═════ Task material

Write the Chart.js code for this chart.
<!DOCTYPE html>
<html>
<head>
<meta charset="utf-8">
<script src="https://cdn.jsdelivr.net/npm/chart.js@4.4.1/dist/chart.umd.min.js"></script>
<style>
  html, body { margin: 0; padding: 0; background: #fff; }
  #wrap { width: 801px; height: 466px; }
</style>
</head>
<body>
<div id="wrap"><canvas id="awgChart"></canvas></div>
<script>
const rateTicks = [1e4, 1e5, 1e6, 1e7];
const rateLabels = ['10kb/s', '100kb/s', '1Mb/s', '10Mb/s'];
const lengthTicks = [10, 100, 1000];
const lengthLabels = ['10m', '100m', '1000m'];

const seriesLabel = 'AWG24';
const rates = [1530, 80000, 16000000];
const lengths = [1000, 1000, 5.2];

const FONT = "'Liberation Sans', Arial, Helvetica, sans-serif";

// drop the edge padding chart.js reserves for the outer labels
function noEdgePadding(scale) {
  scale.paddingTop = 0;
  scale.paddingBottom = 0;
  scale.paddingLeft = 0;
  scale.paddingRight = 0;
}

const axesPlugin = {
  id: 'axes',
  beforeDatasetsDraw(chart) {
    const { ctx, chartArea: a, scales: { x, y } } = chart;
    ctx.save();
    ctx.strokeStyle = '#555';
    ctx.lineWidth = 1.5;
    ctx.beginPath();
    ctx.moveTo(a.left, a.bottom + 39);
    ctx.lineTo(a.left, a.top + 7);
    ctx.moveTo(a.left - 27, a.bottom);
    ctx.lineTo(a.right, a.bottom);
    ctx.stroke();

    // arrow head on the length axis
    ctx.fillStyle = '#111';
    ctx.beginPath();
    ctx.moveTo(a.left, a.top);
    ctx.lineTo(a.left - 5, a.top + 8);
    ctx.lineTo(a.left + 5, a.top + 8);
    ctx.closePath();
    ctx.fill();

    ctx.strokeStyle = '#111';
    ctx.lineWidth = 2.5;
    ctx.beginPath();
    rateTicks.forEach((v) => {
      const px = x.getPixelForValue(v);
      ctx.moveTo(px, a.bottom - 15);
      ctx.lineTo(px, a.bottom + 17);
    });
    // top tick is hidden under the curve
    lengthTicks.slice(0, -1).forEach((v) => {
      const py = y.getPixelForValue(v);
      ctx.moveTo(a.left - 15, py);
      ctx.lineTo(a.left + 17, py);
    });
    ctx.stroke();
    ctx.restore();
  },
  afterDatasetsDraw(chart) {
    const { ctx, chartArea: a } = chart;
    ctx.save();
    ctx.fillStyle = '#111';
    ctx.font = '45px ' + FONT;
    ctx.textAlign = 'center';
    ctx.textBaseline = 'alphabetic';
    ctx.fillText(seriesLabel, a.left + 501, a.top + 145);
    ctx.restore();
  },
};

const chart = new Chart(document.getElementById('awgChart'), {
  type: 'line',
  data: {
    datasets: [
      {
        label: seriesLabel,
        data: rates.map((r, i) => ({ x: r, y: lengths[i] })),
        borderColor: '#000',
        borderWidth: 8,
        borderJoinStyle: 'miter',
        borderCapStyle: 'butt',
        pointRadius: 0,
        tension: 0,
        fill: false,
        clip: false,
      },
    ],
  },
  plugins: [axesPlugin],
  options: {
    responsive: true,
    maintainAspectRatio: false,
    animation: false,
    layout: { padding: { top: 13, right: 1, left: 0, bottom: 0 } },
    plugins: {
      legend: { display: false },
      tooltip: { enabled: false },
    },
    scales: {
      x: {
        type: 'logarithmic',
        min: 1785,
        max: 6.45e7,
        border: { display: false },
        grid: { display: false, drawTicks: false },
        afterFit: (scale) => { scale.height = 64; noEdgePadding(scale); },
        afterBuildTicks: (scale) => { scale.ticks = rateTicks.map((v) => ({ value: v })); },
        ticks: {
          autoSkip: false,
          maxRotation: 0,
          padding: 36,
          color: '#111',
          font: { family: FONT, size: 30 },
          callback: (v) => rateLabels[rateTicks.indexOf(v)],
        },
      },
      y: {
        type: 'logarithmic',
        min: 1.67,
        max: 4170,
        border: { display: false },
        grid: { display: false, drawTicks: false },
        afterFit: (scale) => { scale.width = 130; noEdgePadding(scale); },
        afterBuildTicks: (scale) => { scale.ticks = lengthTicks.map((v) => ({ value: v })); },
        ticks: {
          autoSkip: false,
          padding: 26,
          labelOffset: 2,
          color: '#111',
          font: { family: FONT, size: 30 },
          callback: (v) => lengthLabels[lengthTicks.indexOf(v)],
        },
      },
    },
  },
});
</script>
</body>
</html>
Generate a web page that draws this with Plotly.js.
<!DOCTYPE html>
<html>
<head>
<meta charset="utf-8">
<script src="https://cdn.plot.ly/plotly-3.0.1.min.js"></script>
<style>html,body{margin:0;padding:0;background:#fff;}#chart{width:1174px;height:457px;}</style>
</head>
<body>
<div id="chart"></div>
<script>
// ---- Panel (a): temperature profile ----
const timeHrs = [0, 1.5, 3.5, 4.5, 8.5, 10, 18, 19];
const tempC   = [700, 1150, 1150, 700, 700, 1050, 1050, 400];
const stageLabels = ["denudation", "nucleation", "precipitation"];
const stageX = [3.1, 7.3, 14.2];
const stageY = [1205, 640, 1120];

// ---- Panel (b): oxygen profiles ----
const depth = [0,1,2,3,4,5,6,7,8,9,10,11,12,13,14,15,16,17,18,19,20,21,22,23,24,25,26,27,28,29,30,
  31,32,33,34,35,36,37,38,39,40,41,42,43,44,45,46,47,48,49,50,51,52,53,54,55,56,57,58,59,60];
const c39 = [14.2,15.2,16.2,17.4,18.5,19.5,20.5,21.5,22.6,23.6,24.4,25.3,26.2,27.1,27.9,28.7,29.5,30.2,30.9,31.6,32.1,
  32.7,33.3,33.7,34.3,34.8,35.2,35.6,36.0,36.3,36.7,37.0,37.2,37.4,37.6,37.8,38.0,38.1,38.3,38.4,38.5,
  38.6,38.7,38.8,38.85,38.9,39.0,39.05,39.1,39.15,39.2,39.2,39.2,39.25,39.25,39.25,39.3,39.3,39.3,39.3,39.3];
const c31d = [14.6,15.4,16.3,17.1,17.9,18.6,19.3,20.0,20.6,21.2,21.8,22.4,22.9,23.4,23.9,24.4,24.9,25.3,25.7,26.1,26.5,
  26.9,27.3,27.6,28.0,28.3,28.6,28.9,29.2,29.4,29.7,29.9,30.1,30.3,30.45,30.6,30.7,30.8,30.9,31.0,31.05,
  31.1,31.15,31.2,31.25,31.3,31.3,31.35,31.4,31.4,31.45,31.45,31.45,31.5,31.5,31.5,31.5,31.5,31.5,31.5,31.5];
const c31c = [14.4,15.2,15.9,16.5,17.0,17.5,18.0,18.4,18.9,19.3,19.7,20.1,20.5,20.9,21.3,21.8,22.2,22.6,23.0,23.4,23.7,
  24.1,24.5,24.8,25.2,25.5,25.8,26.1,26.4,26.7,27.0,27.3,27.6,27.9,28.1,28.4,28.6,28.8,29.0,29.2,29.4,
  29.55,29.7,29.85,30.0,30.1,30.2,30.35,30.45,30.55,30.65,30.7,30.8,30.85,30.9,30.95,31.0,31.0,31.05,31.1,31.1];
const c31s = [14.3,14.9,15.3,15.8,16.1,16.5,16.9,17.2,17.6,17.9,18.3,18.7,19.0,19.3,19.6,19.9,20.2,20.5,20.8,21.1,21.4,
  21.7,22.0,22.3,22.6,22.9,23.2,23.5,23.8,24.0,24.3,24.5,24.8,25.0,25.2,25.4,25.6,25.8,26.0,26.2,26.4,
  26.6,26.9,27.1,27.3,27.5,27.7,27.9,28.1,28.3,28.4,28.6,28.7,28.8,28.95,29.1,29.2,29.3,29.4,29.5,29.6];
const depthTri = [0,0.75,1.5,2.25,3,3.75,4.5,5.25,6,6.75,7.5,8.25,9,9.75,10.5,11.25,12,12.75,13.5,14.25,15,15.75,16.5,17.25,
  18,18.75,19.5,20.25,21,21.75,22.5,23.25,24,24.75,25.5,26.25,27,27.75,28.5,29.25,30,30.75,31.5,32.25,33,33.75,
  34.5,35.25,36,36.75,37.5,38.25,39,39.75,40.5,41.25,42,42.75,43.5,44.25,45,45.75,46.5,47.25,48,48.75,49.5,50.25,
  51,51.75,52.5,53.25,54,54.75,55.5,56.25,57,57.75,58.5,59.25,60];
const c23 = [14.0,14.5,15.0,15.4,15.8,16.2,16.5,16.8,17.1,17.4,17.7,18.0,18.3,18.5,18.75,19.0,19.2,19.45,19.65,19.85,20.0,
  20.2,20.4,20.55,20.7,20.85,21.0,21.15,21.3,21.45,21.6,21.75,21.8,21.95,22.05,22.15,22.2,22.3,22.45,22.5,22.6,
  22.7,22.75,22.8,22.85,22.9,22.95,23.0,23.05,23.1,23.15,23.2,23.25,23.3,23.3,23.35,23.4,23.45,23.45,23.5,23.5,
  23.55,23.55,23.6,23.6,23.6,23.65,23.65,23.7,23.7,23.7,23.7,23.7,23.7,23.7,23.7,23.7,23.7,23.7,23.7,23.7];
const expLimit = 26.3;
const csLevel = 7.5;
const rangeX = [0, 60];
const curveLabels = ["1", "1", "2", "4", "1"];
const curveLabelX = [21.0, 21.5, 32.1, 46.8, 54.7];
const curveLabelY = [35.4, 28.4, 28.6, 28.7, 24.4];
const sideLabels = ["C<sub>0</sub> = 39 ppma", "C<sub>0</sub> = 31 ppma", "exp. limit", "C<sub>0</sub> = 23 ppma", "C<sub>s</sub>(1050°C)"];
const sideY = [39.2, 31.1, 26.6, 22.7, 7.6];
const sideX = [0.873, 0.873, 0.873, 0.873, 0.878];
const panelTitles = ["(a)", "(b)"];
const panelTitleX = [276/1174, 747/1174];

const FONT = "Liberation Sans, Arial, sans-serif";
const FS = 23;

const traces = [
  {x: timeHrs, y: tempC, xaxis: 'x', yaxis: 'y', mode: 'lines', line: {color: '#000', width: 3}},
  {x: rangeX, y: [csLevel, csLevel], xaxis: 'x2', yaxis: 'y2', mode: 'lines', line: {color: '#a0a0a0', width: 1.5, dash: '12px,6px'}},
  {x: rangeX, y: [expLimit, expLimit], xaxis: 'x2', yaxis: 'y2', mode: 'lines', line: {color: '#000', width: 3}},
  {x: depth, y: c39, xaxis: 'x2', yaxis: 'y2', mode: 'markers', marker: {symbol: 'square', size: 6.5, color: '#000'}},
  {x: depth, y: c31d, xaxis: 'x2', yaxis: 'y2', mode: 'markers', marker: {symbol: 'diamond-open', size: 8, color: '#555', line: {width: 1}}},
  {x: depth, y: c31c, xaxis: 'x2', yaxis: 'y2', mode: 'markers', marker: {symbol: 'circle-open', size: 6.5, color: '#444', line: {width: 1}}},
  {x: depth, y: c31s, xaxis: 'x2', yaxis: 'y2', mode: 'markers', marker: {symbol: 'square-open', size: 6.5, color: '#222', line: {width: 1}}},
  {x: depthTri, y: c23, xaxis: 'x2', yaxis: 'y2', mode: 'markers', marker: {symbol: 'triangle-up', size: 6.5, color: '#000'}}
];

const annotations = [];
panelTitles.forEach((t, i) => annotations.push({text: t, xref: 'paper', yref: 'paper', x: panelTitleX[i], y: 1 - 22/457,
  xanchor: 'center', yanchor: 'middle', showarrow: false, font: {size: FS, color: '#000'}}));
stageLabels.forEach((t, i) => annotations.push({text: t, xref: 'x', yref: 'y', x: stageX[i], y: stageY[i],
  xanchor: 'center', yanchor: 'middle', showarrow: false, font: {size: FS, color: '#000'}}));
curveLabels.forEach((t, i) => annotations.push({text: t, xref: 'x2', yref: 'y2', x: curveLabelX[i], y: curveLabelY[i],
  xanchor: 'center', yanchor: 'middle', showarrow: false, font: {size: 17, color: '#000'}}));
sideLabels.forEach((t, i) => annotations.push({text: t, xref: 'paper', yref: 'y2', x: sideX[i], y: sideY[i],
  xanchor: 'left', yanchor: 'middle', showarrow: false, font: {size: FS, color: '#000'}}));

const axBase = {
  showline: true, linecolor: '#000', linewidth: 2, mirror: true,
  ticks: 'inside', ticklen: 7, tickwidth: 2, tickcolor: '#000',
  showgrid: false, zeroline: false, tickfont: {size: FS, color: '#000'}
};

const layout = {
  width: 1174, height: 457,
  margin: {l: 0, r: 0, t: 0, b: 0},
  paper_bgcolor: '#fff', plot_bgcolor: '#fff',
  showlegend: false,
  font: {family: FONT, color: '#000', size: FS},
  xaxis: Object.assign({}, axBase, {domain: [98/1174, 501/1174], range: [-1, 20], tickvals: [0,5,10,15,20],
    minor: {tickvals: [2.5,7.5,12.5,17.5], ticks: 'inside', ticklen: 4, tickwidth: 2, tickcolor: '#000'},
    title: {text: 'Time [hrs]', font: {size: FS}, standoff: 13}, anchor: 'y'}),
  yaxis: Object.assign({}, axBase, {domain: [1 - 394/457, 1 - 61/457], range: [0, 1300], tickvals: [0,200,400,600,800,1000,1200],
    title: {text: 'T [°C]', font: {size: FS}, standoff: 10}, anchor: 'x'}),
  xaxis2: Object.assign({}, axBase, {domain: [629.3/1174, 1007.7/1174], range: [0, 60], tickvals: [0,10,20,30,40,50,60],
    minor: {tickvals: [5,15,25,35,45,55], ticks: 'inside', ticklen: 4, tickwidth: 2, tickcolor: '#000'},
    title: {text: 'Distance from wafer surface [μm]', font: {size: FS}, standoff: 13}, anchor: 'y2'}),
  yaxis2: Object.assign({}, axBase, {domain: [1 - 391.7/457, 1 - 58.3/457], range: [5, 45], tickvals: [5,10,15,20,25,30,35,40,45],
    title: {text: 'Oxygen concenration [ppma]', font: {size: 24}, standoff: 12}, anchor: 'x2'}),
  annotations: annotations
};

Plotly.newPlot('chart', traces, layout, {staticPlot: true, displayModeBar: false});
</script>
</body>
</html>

══════════

Your goal –
Starting with the first line of the records, repeat every line up to and including the one containing "const lengthLabels = ['10m', '100m', '1000m'];", and nothing else.

Reply –
Write the Chart.js code for this chart.
<!DOCTYPE html>
<html>
<head>
<meta charset="utf-8">
<script src="https://cdn.jsdelivr.net/npm/chart.js@4.4.1/dist/chart.umd.min.js"></script>
<style>
  html, body { margin: 0; padding: 0; background: #fff; }
  #wrap { width: 801px; height: 466px; }
</style>
</head>
<body>
<div id="wrap"><canvas id="awgChart"></canvas></div>
<script>
const rateTicks = [1e4, 1e5, 1e6, 1e7];
const rateLabels = ['10kb/s', '100kb/s', '1Mb/s', '10Mb/s'];
const lengthTicks = [10, 100, 1000];
const lengthLabels = ['10m', '100m', '1000m'];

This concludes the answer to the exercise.